# Problem details
Your task is to transcribe all of the data below exactly, omitting the images.
>> start Data provided
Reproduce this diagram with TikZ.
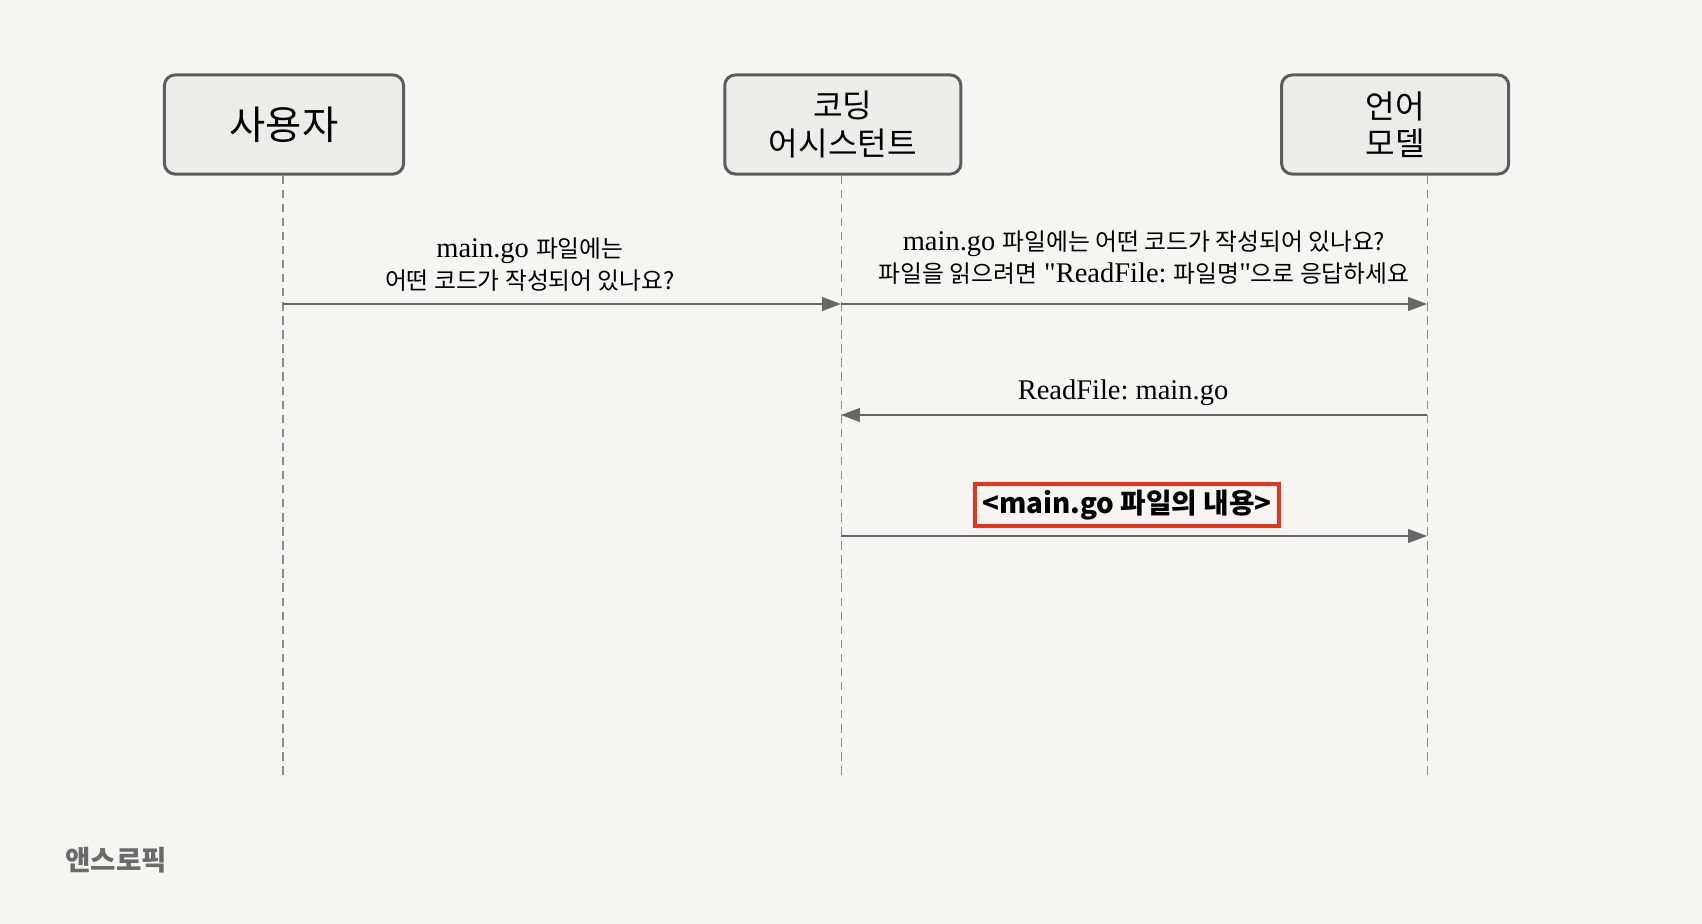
\documentclass[tikz,border=0pt]{standalone}
\usepackage{fontspec}
\setmainfont{Liberation Serif}
\newfontfamily\latin{Liberation Serif}
\newfontfamily\kr{Noto Sans CJK KR}
\newfontfamily\krs{Noto Sans CJK KR}[Scale=0.835]
\usetikzlibrary{arrows.meta, positioning}
\frenchspacing

\definecolor{paper}{HTML}{F6F5F1}
\definecolor{boxfill}{HTML}{EDECE9}
\definecolor{boxline}{HTML}{5C5C5C}
\definecolor{lifegray}{HTML}{8C8C8C}
\definecolor{msggray}{HTML}{666666}
\definecolor{hired}{HTML}{E8341C}
\definecolor{footgray}{HTML}{6A6A6A}

\begin{document}
\begin{tikzpicture}[x=0.01cm, y=-0.01cm,
		actor/.style={draw=boxline, fill=boxfill, line width=0.85pt, rounded corners=3pt,
			minimum height=0.99cm, align=center, font=\kr\fontsize{9.15}{10.6}\selectfont},
		life/.style={draw=lifegray, line width=0.4pt, dash pattern=on 2.4pt off 1.6pt},
		msg/.style={draw=msggray, line width=0.6pt, -{Triangle[length=5.4pt, width=3.9pt]}, fill=msggray},
		msgtext/.style={align=center, text=black, font=\latin\frenchspacing\fontsize{8.1}{9.1}\selectfont},
		marked/.style={draw=hired, line width=1.1pt, fill=paper, inner xsep=2pt, inner ysep=1.7pt,
			font=\kr\bfseries\fontsize{7.9}{9}\selectfont}
		]
		\fill[paper] (0,0) rectangle (1702,924);
		\useasboundingbox (0,0) rectangle (1702,924);

		\node[actor, minimum width=2.39cm, font=\kr\fontsize{11.2}{13}\selectfont] (P1) at (284,124.5) {사용자};
		\node[actor, minimum width=2.36cm, right of = P1, node distance=5.585cm] (P2) {코딩\\어시스턴트};
		\node[actor, minimum width=2.27cm, right of = P2, node distance=5.52cm] (P3) {언어\\모델};

		% lifelines
		\coordinate (T1) at ([xshift=-0.01cm]P1.south);
		\coordinate (T2) at ([xshift=-0.015cm]P2.south);
		\coordinate (T3) at ([xshift=0.325cm]P3.south);
		\coordinate (B1) at ([yshift=-6.04cm]T1);
		\coordinate (B2) at ([yshift=-6.04cm]T2);
		\coordinate (B3) at ([yshift=-6.04cm]T3);
		\draw[life] (T1) -- (B1);
		\draw[life] (T2) -- (B2);
		\draw[life] (T3) -- (B3);

		% messages
		\coordinate (U1) at (283,304);
		\coordinate (A1) at (841,304);
		\coordinate (M1) at (1427,304);
		\coordinate (A2) at (841,415);
		\coordinate (M2) at (1427,415);
		\coordinate (A3) at (841,536);
		\coordinate (M3) at (1427,536);

		\draw[msg] (U1) -- (A1) node [midway, above, msgtext, xshift=-0.32cm, yshift=0cm]
		{main.go {\krs 파일에는}\\{\krs 어떤 코드가 작성되어 있나요?}};
		\draw[msg] (A1) -- (M1) node [midway, above, msgtext, xshift=0.1cm, yshift=0.065cm]
		{main.go {\krs 파일에는 어떤 코드가 작성되어 있나요?}\\{\krs 파일을 읽으려면} "ReadFile: {\krs 파일명}"{\krs 으로 응답하세요}};
		\draw[msg] (M2) -- (A2) node [midway, above, msgtext, xshift=-0.11cm, yshift=-0.035cm]
		{ReadFile: main.go};
		\draw[msg] (A3) -- (M3) node [midway, above, marked, xshift=-0.07cm, yshift=0.08cm]
		(C3) {<main.go 파일의 내용>};

		\node[font=\kr\bfseries\fontsize{7.85}{9}\selectfont, text=footgray, anchor=west] (F) at (53,860) {앤스로픽};
\end{tikzpicture}
\end{document}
>> end Data provided
# Problem solution
Reproduce this diagram with TikZ.
\documentclass[tikz,border=0pt]{standalone}
\usepackage{fontspec}
\setmainfont{Liberation Serif}
\newfontfamily\latin{Liberation Serif}
\newfontfamily\kr{Noto Sans CJK KR}
\newfontfamily\krs{Noto Sans CJK KR}[Scale=0.835]
\usetikzlibrary{arrows.meta, positioning}
\frenchspacing

\definecolor{paper}{HTML}{F6F5F1}
\definecolor{boxfill}{HTML}{EDECE9}
\definecolor{boxline}{HTML}{5C5C5C}
\definecolor{lifegray}{HTML}{8C8C8C}
\definecolor{msggray}{HTML}{666666}
\definecolor{hired}{HTML}{E8341C}
\definecolor{footgray}{HTML}{6A6A6A}

\begin{document}
\begin{tikzpicture}[x=0.01cm, y=-0.01cm,
		actor/.style={draw=boxline, fill=boxfill, line width=0.85pt, rounded corners=3pt,
			minimum height=0.99cm, align=center, font=\kr\fontsize{9.15}{10.6}\selectfont},
		life/.style={draw=lifegray, line width=0.4pt, dash pattern=on 2.4pt off 1.6pt},
		msg/.style={draw=msggray, line width=0.6pt, -{Triangle[length=5.4pt, width=3.9pt]}, fill=msggray},
		msgtext/.style={align=center, text=black, font=\latin\frenchspacing\fontsize{8.1}{9.1}\selectfont},
		marked/.style={draw=hired, line width=1.1pt, fill=paper, inner xsep=2pt, inner ysep=1.7pt,
			font=\kr\bfseries\fontsize{7.9}{9}\selectfont}
		]
		\fill[paper] (0,0) rectangle (1702,924);
		\useasboundingbox (0,0) rectangle (1702,924);

		\node[actor, minimum width=2.39cm, font=\kr\fontsize{11.2}{13}\selectfont] (P1) at (284,124.5) {사용자};
		\node[actor, minimum width=2.36cm, right of = P1, node distance=5.585cm] (P2) {코딩\\어시스턴트};
		\node[actor, minimum width=2.27cm, right of = P2, node distance=5.52cm] (P3) {언어\\모델};

		% lifelines
		\coordinate (T1) at ([xshift=-0.01cm]P1.south);
		\coordinate (T2) at ([xshift=-0.015cm]P2.south);
		\coordinate (T3) at ([xshift=0.325cm]P3.south);
		\coordinate (B1) at ([yshift=-6.04cm]T1);
		\coordinate (B2) at ([yshift=-6.04cm]T2);
		\coordinate (B3) at ([yshift=-6.04cm]T3);
		\draw[life] (T1) -- (B1);
		\draw[life] (T2) -- (B2);
		\draw[life] (T3) -- (B3);

		% messages
		\coordinate (U1) at (283,304);
		\coordinate (A1) at (841,304);
		\coordinate (M1) at (1427,304);
		\coordinate (A2) at (841,415);
		\coordinate (M2) at (1427,415);
		\coordinate (A3) at (841,536);
		\coordinate (M3) at (1427,536);

		\draw[msg] (U1) -- (A1) node [midway, above, msgtext, xshift=-0.32cm, yshift=0cm]
		{main.go {\krs 파일에는}\\{\krs 어떤 코드가 작성되어 있나요?}};
		\draw[msg] (A1) -- (M1) node [midway, above, msgtext, xshift=0.1cm, yshift=0.065cm]
		{main.go {\krs 파일에는 어떤 코드가 작성되어 있나요?}\\{\krs 파일을 읽으려면} "ReadFile: {\krs 파일명}"{\krs 으로 응답하세요}};
		\draw[msg] (M2) -- (A2) node [midway, above, msgtext, xshift=-0.11cm, yshift=-0.035cm]
		{ReadFile: main.go};
		\draw[msg] (A3) -- (M3) node [midway, above, marked, xshift=-0.07cm, yshift=0.08cm]
		(C3) {<main.go 파일의 내용>};

		\node[font=\kr\bfseries\fontsize{7.85}{9}\selectfont, text=footgray, anchor=west] (F) at (53,860) {앤스로픽};
\end{tikzpicture}
\end{document}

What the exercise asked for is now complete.